┌──
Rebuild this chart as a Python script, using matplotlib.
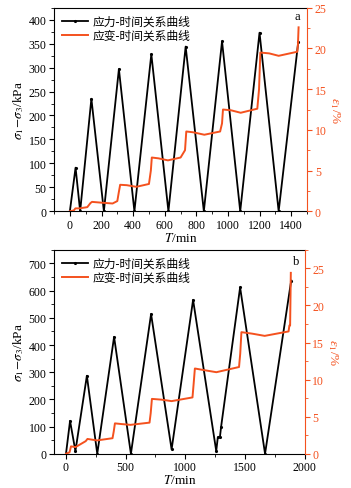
import numpy as np
import matplotlib.pyplot as plt
from matplotlib.ticker import MultipleLocator

plt.rcParams['font.family'] = ['Liberation Serif', 'Noto Sans CJK SC']
plt.rcParams['mathtext.fontset'] = 'stix'
plt.rcParams['axes.unicode_minus'] = False

RED = '#f4511e'

# --- panel a ---
t_stress_a = [0, 36, 65, 136, 215, 310, 408, 515, 623, 732, 847, 962, 1077, 1199, 1320, 1444]
stress_a = [0, 91, 0, 235, 0, 297, 0, 328, 0, 344, 0, 355, 0, 373, 0, 354]

t_strain_a = [0, 25, 35, 60, 110, 130, 140, 200, 270, 300, 310, 318, 360, 420, 500, 512, 518,
              560, 620, 700, 728, 736, 780, 850, 950, 962, 968, 1020, 1080, 1185, 1196, 1204,
              1260, 1320, 1438, 1442, 1446]
strain_a = [0, 0.1, 0.35, 0.35, 0.5, 1.0, 1.15, 1.05, 0.95, 1.25, 2.4, 3.25, 3.2, 3.0, 3.35, 5.0, 6.6,
            6.5, 6.25, 6.6, 7.5, 9.8, 9.7, 9.4, 9.8, 10.8, 12.5, 12.4, 12.1, 12.6, 15.0, 19.5,
            19.4, 19.1, 19.6, 20.5, 22.6]

# --- panel b ---
t_stress_b = [0, 34, 79, 175, 262, 403, 544, 713, 885, 1065, 1259, 1272, 1290, 1300, 1459, 1668, 1887]
stress_b = [0, 121, 10, 287, 0, 430, 0, 514, 16, 566, 10, 60, 62, 100, 612, 0, 637]

t_strain_b = [0, 30, 42, 80, 165, 180, 260, 390, 400, 410, 470, 540, 700, 710, 720, 800, 885,
              1060, 1070, 1080, 1150, 1260, 1450, 1460, 1470, 1560, 1665, 1865, 1872, 1878, 1884]
strain_b = [0, 0.2, 1.0, 0.9, 1.7, 2.0, 1.8, 2.1, 3.0, 4.1, 4.0, 3.9, 4.2, 5.5, 7.4, 7.3, 7.1,
            7.6, 9.5, 11.5, 11.3, 11.0, 11.7, 13.5, 16.4, 16.2, 15.9, 16.5, 17.3, 17.3, 24.4]

labels = ['应力-时间关系曲线', '应变-时间关系曲线']

fig = plt.figure(figsize=(3.51, 4.89), dpi=100)
ax_a = fig.add_axes([0.154, 0.566, 0.721, 0.416])
ax_b = fig.add_axes([0.154, 0.070, 0.714, 0.417])

panels = [
    (ax_a, t_stress_a, stress_a, t_strain_a, strain_a, (-100, 1500), 200, 100,
     (0, 425), 50, 25, (0, 25), 5, 2.5, 'a', (0.962, 0.962)),
    (ax_b, t_stress_b, stress_b, t_strain_b, strain_b, (-100, 2000), 500, 250,
     (0, 750), 100, 50, (0, 27.5), 5, 2.5, 'b', (0.965, 0.945)),
]

for (ax, ts, s, te, e, xl, xmaj, xmin, yl, ymaj, ymin, el, emaj, emin, tag, tagpos) in panels:
    l1, = ax.plot(ts, s, color='black', lw=1.3, marker='.', ms=2.5, label=labels[0])
    ax.set_xlim(*xl)
    ax.set_ylim(*yl)
    ax.xaxis.set_major_locator(MultipleLocator(xmaj))
    ax.xaxis.set_minor_locator(MultipleLocator(xmin))
    ax.yaxis.set_major_locator(MultipleLocator(ymaj))
    ax.yaxis.set_minor_locator(MultipleLocator(ymin))
    ax.tick_params(which='major', length=3.5, width=0.8, labelsize=8.5, pad=2)
    ax.tick_params(which='minor', length=2, width=0.6)
    ax.set_xlabel(r'$T$/min', fontsize=9.5, labelpad=0)
    ax.set_ylabel(r'$\sigma_1\!-\!\sigma_3$/kPa', fontsize=9.5, labelpad=2)
    ax.spines['right'].set_visible(False)

    ax2 = ax.twinx()
    l2, = ax2.plot(te, e, color=RED, lw=1.4, label=labels[1])
    ax2.set_ylim(*el)
    ax2.yaxis.set_major_locator(MultipleLocator(emaj))
    ax2.yaxis.set_minor_locator(MultipleLocator(emin))
    ax2.tick_params(axis='y', which='major', length=3.5, width=0.8, labelsize=8.5,
                    colors=RED, pad=2)
    ax2.tick_params(axis='y', which='minor', length=2, width=0.6, colors=RED)
    for side in ['left', 'top', 'bottom']:
        ax2.spines[side].set_visible(False)
    ax2.spines['right'].set_color(RED)
    ax2.set_ylabel(r'$\varepsilon_1$/%', fontsize=9.5, color=RED, rotation=270, labelpad=11)

    ax.legend([l1, l2], labels, loc='upper left', frameon=False, fontsize=8.5,
              handlelength=2.2, handletextpad=0.4, borderaxespad=0.3, labelspacing=0.15)
    ax.text(tagpos[0], tagpos[1], tag, transform=ax.transAxes, fontsize=9,
            ha='center', va='center')

fig.savefig('out.png', dpi=100)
└──
Write out, word for word, the lines from the start of the data through the one holding "373, 0, 354]". Omit pictures.

= Reply to the exercise =
Rebuild this chart as a Python script, using matplotlib.
import numpy as np
import matplotlib.pyplot as plt
from matplotlib.ticker import MultipleLocator

plt.rcParams['font.family'] = ['Liberation Serif', 'Noto Sans CJK SC']
plt.rcParams['mathtext.fontset'] = 'stix'
plt.rcParams['axes.unicode_minus'] = False

RED = '#f4511e'

# --- panel a ---
t_stress_a = [0, 36, 65, 136, 215, 310, 408, 515, 623, 732, 847, 962, 1077, 1199, 1320, 1444]
stress_a = [0, 91, 0, 235, 0, 297, 0, 328, 0, 344, 0, 355, 0, 373, 0, 354]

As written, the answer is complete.